By BRADY DENNIS and MELIA BOWIE
© St. Petersburg Times
published December 7, 2002

TAMPA -- Six years after Wharton High School was carved from wetlands and mangroves, New Tampa's white-collar suburbanites have found a place to rally, a reason to cheer.

Thanks to a fairy tale football season, Tampa's vanilla community now tastes a little more like mint chocolate chip. For this moment, it has a swagger, like a pit bull among poodles.

The change took time.

Wharton's football team was slaughtered, 57-0, in its first game in 1997. Things didn't get much better until this year, when the team's 31 seniors compiled a surprising 12-1 record, bringing a state semifinal game to Wharton on Friday night.

A few dozen regulars in the bleachers have turned into a standing-room-only multitude, packing the house on a 45-degree night.

"Even beyond football, this enhances the sense of community," said Dan Crowder, a former Wharton High English teacher. "It encompasses people. This is and will continue to be a defining year."

It took only a glance Friday to see what he meant.

You could smell it in the $1 Cajun peanuts, the hot dogs warmed on the charcoal grill, the hot chocolate selling by the gallon. You could see it in faces painted blue and white, mothers wearing Wildcat jerseys, posters with glitter.

You could hear it in the tailgating parties in the parking lot, the screams of the cheerleaders, in the stomping of feet on the cold aluminum bleachers that sounded like a thousand hammers in unison.

You could feel it in Paul Wharton, the school's 88-year-old namesake, who shuffled into the weight room in his gray tweed suit for a pregame pep talk. The old man told the young ones how impressed he was with them, how proud he was of them.

"It isn't most exciting thing to have an 88-year-old man talk to them," he said. "But for anybody who has worked as hard as they have, it's the least I could do."

In the grocery stores, at the YMCA, the team's push toward the championship was the talk of this sprawling suburban community.

"They're a great football team and it's great that this is so quick after them not winning," said city Councilman Shawn Harrison, a Tampa Palms homeowner. "They're the first high school in New Tampa (and) we're building a tradition."

There's more of everything now at Wharton on football Fridays.

More gray-haired ladies wrapped in shawls, more baby strollers, more television cameras, more Afro wigs and bullhorns, more young lovers bundled together under quilts, their warm breath spilling out into the cold night.

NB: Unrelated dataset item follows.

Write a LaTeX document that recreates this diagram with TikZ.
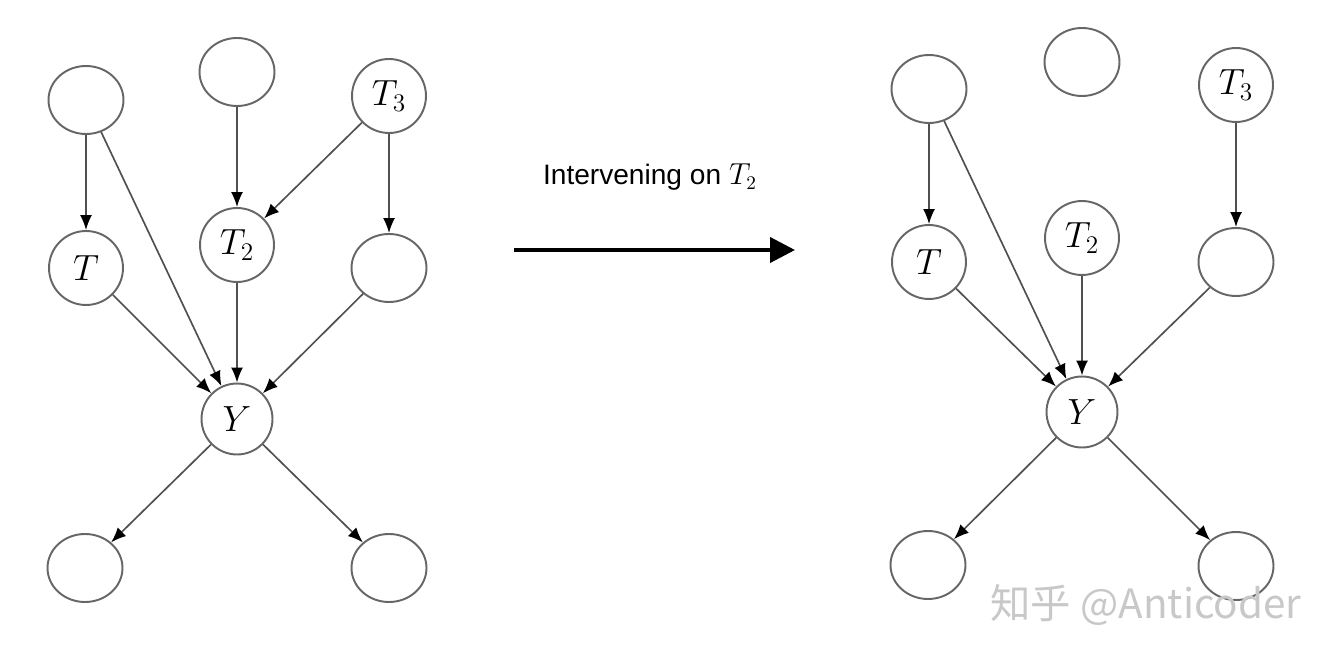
\documentclass[tikz,border=0pt]{standalone}
\usepackage{fontspec}
\newfontfamily\labelfont{Liberation Sans}
\newfontfamily\cjk{Noto Sans CJK SC}
\usetikzlibrary{arrows.meta,shapes.geometric}
\definecolor{ring}{HTML}{666666}
\definecolor{edge}{HTML}{505050}
\definecolor{wmgray}{HTML}{C8C8C8}
\tikzset{
 var/.style={draw=ring,line width=1.1pt,ellipse,minimum width=1.5cm,minimum height=1.36cm,inner sep=0pt},
 obs/.style={var,minimum width=1.48cm,minimum height=1.48cm,font=\fontsize{20}{20}\selectfont},
 link/.style={-{Latex[length=3mm,width=2.4mm,color=black]},line width=0.95pt,draw=edge},
 act/.style={-{Triangle[length=5mm,width=5mm]},line width=2.3pt,draw=black}}

\begin{document}
\begin{tikzpicture}[x=0.02cm,y=-0.02cm]
\useasboundingbox (0,0) rectangle (1336,662);

% before the intervention
\node[var] (ltopa) at (86,100) {};
\node[var] (ltopb) at (237,72) {};
\node[obs] (lthree) at (389,96) {$T_3$};
\node[obs] (lt) at (86,268) {$T$};
\node[obs] (ltwo) at (237,245) {$T_2$};
\node[var] (lmid) at (389,268) {};
\node[obs,minimum size=1.42cm] (ly) at (237,419) {$Y$};
\node[var] (lbota) at (85,568) {};
\node[var] (lbotb) at (389,568) {};

\draw[link] (ltopa) -- (lt);
\draw[link] (ltopa) -- (ly);
\draw[link] (ltopb) -- (ltwo);
\draw[link] (lthree) -- (ltwo);
\draw[link] (lthree) -- (lmid);
\draw[link] (lt) -- (ly);
\draw[link] (ltwo) -- (ly);
\draw[link] (lmid) -- (ly);
\draw[link] (ly) -- (lbota);
\draw[link] (ly) -- (lbotb);

% the intervention
\node[font=\labelfont\fontsize{16}{16}\selectfont] (actlabel) at (650,177) {Intervening on $T_2$};
\coordinate (actfrom) at (514,250);
\coordinate (actto) at (795,250);
\draw[act] (actfrom) -- (actto);

% after the intervention
\node[var] (rtopa) at (929,89) {};
\node[var] (rtopb) at (1082,62) {};
\node[obs] (rthree) at (1236,85) {$T_3$};
\node[obs] (rt) at (929,262) {$T$};
\node[obs] (rtwo) at (1082,238) {$T_2$};
\node[var] (rmid) at (1236,262) {};
\node[obs,minimum size=1.42cm] (ry) at (1082,412) {$Y$};
\node[var] (rbota) at (928,565) {};
\node[var] (rbotb) at (1236,566) {};

\draw[link] (rtopa) -- (rt);
\draw[link] (rtopa) -- (ry);
\draw[link] (rthree) -- (rmid);
\draw[link] (rt) -- (ry);
\draw[link] (rtwo) -- (ry);
\draw[link] (rmid) -- (ry);
\draw[link] (ry) -- (rbota);
\draw[link] (ry) -- (rbotb);

\node[text=wmgray,font=\cjk\fontsize{23}{23}\selectfont] (watermark) at (1146,605) {知乎 @Anticoder};
\end{tikzpicture}
\end{document}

High school football is not -- and probably never will be -- entrenched in New Tampa the way it is in towns that dot the landscapes of Texas and Oklahoma and Alabama.

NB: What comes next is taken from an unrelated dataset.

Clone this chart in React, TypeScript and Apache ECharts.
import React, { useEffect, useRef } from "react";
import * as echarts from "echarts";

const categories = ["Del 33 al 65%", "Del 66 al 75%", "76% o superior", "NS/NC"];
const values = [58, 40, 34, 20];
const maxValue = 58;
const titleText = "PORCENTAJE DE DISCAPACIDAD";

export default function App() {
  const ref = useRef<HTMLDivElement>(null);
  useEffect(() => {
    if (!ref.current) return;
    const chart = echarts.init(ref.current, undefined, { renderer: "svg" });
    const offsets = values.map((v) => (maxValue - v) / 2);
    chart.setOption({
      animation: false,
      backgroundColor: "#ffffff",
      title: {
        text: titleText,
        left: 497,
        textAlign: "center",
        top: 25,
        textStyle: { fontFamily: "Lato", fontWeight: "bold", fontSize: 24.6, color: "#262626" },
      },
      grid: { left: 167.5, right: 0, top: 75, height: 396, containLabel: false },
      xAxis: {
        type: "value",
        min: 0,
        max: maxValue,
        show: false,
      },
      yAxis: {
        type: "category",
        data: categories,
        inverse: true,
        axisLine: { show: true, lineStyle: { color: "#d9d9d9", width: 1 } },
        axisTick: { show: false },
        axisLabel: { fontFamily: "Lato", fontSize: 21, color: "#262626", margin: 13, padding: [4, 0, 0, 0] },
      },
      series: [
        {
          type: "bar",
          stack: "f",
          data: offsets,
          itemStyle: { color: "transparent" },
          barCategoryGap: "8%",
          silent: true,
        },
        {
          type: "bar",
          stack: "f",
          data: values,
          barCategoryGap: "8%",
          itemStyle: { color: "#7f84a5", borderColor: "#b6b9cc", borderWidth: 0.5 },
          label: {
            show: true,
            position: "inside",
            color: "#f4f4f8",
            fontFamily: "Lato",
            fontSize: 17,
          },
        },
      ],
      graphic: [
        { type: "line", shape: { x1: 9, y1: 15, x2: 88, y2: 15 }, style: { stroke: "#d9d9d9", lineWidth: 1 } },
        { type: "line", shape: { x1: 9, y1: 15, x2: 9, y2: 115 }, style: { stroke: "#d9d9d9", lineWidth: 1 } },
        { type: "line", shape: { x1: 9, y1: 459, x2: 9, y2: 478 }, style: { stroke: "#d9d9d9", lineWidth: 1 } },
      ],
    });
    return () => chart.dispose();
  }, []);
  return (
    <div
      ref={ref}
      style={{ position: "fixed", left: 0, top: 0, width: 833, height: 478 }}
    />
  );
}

There, the world halts on game day. Sixteen year-old fullbacks are treated as legends.

New Tampa will always have health clubs that serve vitamin shakes, chain restaurants and movieplexes, BMWs parked in front of large stucco houses with landscaped yards.

All of which makes it more remarkable that one successful season can have mothers painting wildcat whiskers on their faces and grown men leaving work early to tailgate.

Even on Friday, while Wharton trounced Daytona Beach Mainland 30-3 and earned a shot at the state title next week, life in New Tampa marched on.

Cars filled the parking lot at the local Wal-Mart. The Publix down the street was busy. So was the Muvico theater and the Chili's restaurant down the road, and dozens of other places.

But in this corner of New Tampa, something had changed.

Where before only mangroves and strip malls and suburbia stood, now there was something more, something that no one talked about but everyone shared.

They cheered here Friday night -- finally -- and shattered the peace of the swamp.